There arises a need for a system capable of determining failure modes without incurring large costs associated with the procurement and operation of additional and dedicated monitoring components. There arises a need for a system capable of determining failure modes of most if not all equipment of different OEMs that are disposed in one mechanical room without requiring the OEMs to report failure modes of their respective equipment to the stakeholder of the mechanical room.
In accordance with the present invention, there is provided a method for determining a failure mode of a comfort device disposed in an environment, the method includes:
(a) obtaining a first input of the environment during a first operation of the comfort device, wherein the first operation is a known normal operation;
(b) classifying the first input into a class including a series of attributes and storing the first input in a database of input classes;
(c) obtaining a second input of the environment during a second operation of the comfort device; and
(d) classifying the second input into a class including a series of attributes and comparing the class of the second input to the class of the first input in a first comparison, wherein if a match exists, comparing the series of attributes of the second input to the series of attributes of the first input in a second comparison, wherein if a discrepancy is detected, a warning is raised.

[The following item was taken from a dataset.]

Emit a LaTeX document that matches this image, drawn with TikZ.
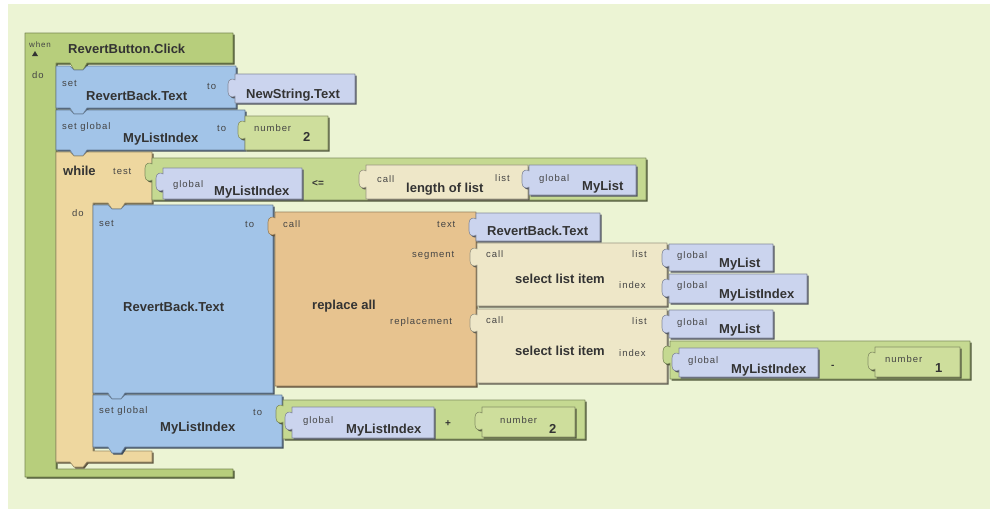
\documentclass[tikz,border=0pt]{standalone}
\usepackage{fontspec}
\setmainfont{Liberation Sans}
\newfontfamily\blksmallfam[LetterSpace=10]{Liberation Sans}
\newcommand\blkbold{\fontsize{13}{15}\selectfont\bfseries}
\newcommand\blksmall{\blksmallfam\fontsize{9.5}{11}\selectfont}
\newcommand\blktiny{\blksmallfam\fontsize{8}{9}\selectfont}

\definecolor{bgpale}{HTML}{ECF4D4}
\definecolor{evg}{HTML}{B7CE7C}
\definecolor{setblue}{HTML}{A2C4E8}
\definecolor{getlav}{HTML}{CBD4EE}
\definecolor{whiletan}{HTML}{EED79F}
\definecolor{textorange}{HTML}{E7C38F}
\definecolor{listbeige}{HTML}{EEE7C8}
\definecolor{mathgreen}{HTML}{C5D991}
\definecolor{numgreen}{HTML}{CEDE9C}
\definecolor{txtdark}{HTML}{333333}
\definecolor{txtsmall}{HTML}{444444}

\tikzset{
  blk/.style={fill=#1, draw=#1!65!black, line width=0.6pt, line join=round,
    preaction={fill=#1!40!black, transform canvas={xshift=1.5pt,yshift=-1.5pt}}},
  lb/.style={anchor=base west, inner sep=0pt, text=txtdark, font=\blkbold},
  sm/.style={anchor=base west, inner sep=0pt, text=txtsmall, font=\blksmall},
  op/.style={anchor=base west, inner sep=0pt, text=txtdark, font=\fontsize{10}{12}\selectfont\bfseries},
}

% value block: body from (x1,y1) to (x2,y2) with a hooked plug on its left edge
\newcommand\vblk[5]{%
  \path[blk=#5] (#1,#2) -- (#3,#2) -- (#3,#4) -- (#1,#4) -- (#1,{#2+22})
    .. controls ({#1-2},{#2+24}) and ({#1-7},{#2+23}) .. ({#1-7},{#2+18})
    -- ({#1-7},{#2+10})
    .. controls ({#1-7},{#2+5}) and ({#1-2},{#2+4}) .. (#1,{#2+6}) -- cycle;}

\begin{document}
\begin{tikzpicture}[x=1pt,y=-1pt]
\useasboundingbox (0,0) rectangle (990,509);
\fill[white] (0,0) rectangle (990,509);
\fill[bgpale] (8,4) rectangle (990,509);

% event handler
\path[blk=evg] (25,33) -- (233,33) -- (233,63) -- (87,63) -- (83,70) -- (74,70) -- (70,63)
  -- (56,63) -- (56,469) -- (233,469) -- (233,477) -- (25,477) -- cycle;
\fill[txtdark] (32,56) -- (38,56) -- (35,51) -- cycle;
\node[sm, font=\blktiny] (when) at (29,47) {when};
\node[lb] (evname) at (68,53) {RevertButton.Click};
\node[sm] (evdo) at (32,78) {do};

% set RevertBack.Text to NewString.Text
\path[blk=setblue] (56,66) -- (70,66) -- (74,70) -- (83,70) -- (87,66) -- (236,66) -- (236,108)
  -- (87,108) -- (83,114) -- (74,114) -- (70,108) -- (56,108) -- cycle;
\node[sm] (s1set) at (62,86) {set};
\node[lb] (s1name) at (86,100) {RevertBack.Text};
\node[sm] (s1to) at (207,89) {to};
\vblk{235}{74}{355}{103}{getlav}
\node[lb] (s1val) at (246,98) {NewString.Text};

% set global MyListIndex to 2
\path[blk=setblue] (56,110) -- (70,110) -- (74,114) -- (83,114) -- (87,110) -- (245,110) -- (245,150)
  -- (87,150) -- (83,156) -- (74,156) -- (70,150) -- (56,150) -- cycle;
\node[sm] (s2set) at (62,129) {set global};
\node[lb] (s2name) at (123,142) {MyListIndex};
\node[sm] (s2to) at (217,131) {to};
\vblk{245}{116}{328}{150}{numgreen}
\node[sm] (s2num) at (254,131) {number};
\node[lb] (s2val) at (303,141) {2};

% while loop
\path[blk=whiletan] (56,152) -- (70,152) -- (74,156) -- (83,156) -- (87,152) -- (152,152) -- (152,203)
  -- (125,203) -- (121,209) -- (112,209) -- (108,203) -- (93,203) -- (93,451) -- (152,451)
  -- (152,462) -- (87,462) -- (83,467) -- (74,467) -- (70,462) -- (56,462) -- cycle;
\node[lb] (wh) at (63,175) {while};
\node[sm] (whtest) at (113,174) {test};
\node[sm] (whdo) at (72,216) {do};

% test: MyListIndex <= length of list MyList
\vblk{152}{158}{646}{200}{mathgreen}
\vblk{163}{168}{302}{199}{getlav}
\node[sm] (c1g) at (173,187) {global};
\node[lb] (c1v) at (214,195) {MyListIndex};
\node[op] (c1op) at (312,186) {<=};
\vblk{366}{165}{528}{199}{listbeige}
\node[sm] (c1call) at (377,182) {call};
\node[lb] (c1fn) at (406,192) {length of list};
\node[sm] (c1list) at (495,181) {list};
\vblk{529}{165}{636}{195}{getlav}
\node[sm] (c1lg) at (539,181) {global};
\node[lb] (c1lv) at (582,190) {MyList};

% set RevertBack.Text to replace all
\path[blk=setblue] (93,205) -- (108,205) -- (112,209) -- (121,209) -- (125,205) -- (273,205) -- (273,393)
  -- (125,393) -- (121,399) -- (112,399) -- (108,393) -- (93,393) -- cycle;
\node[sm] (s3set) at (99,226) {set};
\node[sm] (s3to) at (245,227) {to};
\node[lb] (s3name) at (123,311) {RevertBack.Text};

\vblk{275}{212}{476}{386}{textorange}
\node[sm] (racall) at (283,227) {call};
\node[lb] (rafn) at (312,309) {replace all};
\node[sm] (ratext) at (437,227) {text};
\node[sm] (raseg) at (412,257) {segment};
\node[sm] (rarep) at (390,324) {replacement};

\vblk{476}{213}{600}{241}{getlav}
\node[lb] (ratv) at (487,235) {RevertBack.Text};

% segment: select list item
\vblk{477}{243}{667}{306}{listbeige}
\node[sm] (sl1call) at (486,257) {call};
\node[lb] (sl1fn) at (515,283) {select list item};
\node[sm] (sl1list) at (632,257) {list};
\node[sm] (sl1idx) at (619,288) {index};
\vblk{669}{244}{773}{271}{getlav}
\node[sm] (sl1lg) at (677,258) {global};
\node[lb] (sl1lv) at (719,267) {MyList};
\vblk{669}{274}{807}{303}{getlav}
\node[sm] (sl1ig) at (677,288) {global};
\node[lb] (sl1iv) at (719,298) {MyListIndex};

% replacement: select list item with index MyListIndex - 1
\vblk{477}{309}{667}{383}{listbeige}
\node[sm] (sl2call) at (486,323) {call};
\node[lb] (sl2fn) at (515,355) {select list item};
\node[sm] (sl2list) at (632,324) {list};
\node[sm] (sl2idx) at (619,356) {index};
\vblk{669}{310}{773}{338}{getlav}
\node[sm] (sl2lg) at (677,325) {global};
\node[lb] (sl2lv) at (719,333) {MyList};
\vblk{670}{341}{970}{379}{mathgreen}
\vblk{679}{348}{818}{377}{getlav}
\node[sm] (m1g) at (688,363) {global};
\node[lb] (m1v) at (731,373) {MyListIndex};
\node[op] (m1op) at (831,368) {-};
\vblk{875}{347}{960}{377}{numgreen}
\node[sm] (m1num) at (885,362) {number};
\node[lb] (m1val) at (935,372) {1};

% set global MyListIndex to MyListIndex + 2
\path[blk=setblue] (93,395) -- (108,395) -- (112,399) -- (121,399) -- (125,395) -- (282,395) -- (282,447)
  -- (125,447) -- (121,453) -- (112,453) -- (108,447) -- (93,447) -- cycle;
\node[sm] (s4set) at (99,413) {set global};
\node[sm] (s4to) at (253,415) {to};
\node[lb] (s4name) at (160,431) {MyListIndex};
\vblk{283}{400}{585}{439}{mathgreen}
\vblk{292}{407}{434}{438}{getlav}
\node[sm] (p1g) at (303,423) {global};
\node[lb] (p1v) at (346,433) {MyListIndex};
\node[op] (p1op) at (445,426) {+};
\vblk{482}{407}{575}{437}{numgreen}
\node[sm] (p1num) at (500,423) {number};
\node[lb] (p1val) at (549,433) {2};
\end{tikzpicture}
\end{document}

In one embodiment, the second comparison includes comparing an order of the series of attributes of the second input to an order of the series of attributes of the first input.
In one embodiment, the second comparison includes comparing a frequency of at least one attribute of the series of attributes of the second input to a frequency of at least one corresponding attribute of the series of attributes of the first input.
In one embodiment, the second comparison includes comparing the magnitude of an attribute of the series of attributes of the second input to the magnitude of an attribute of the series of attributes of the first input. In one embodiment, the second comparison includes comparing the duration between two successive attributes of the series of attributes of the second input to the duration between two successive attributes of the series of attributes of the first input.
In one embodiment, each of the class corresponding to the first input and the class corresponding to the second input includes an audio input. In one embodiment, each of the class corresponding to the first input and the class corresponding to the second input includes a non-audio input. In one embodiment, each of the series of attributes of the class of the first input and the series of attributes of the class of the second input includes the following attributes: blower turn-on, igniter sparking and flame establishment. In one embodiment, each of the series of attributes of the class of the first input and the series of attributes of the class of the second input includes the following attributes: fuel valve current and igniter sparking.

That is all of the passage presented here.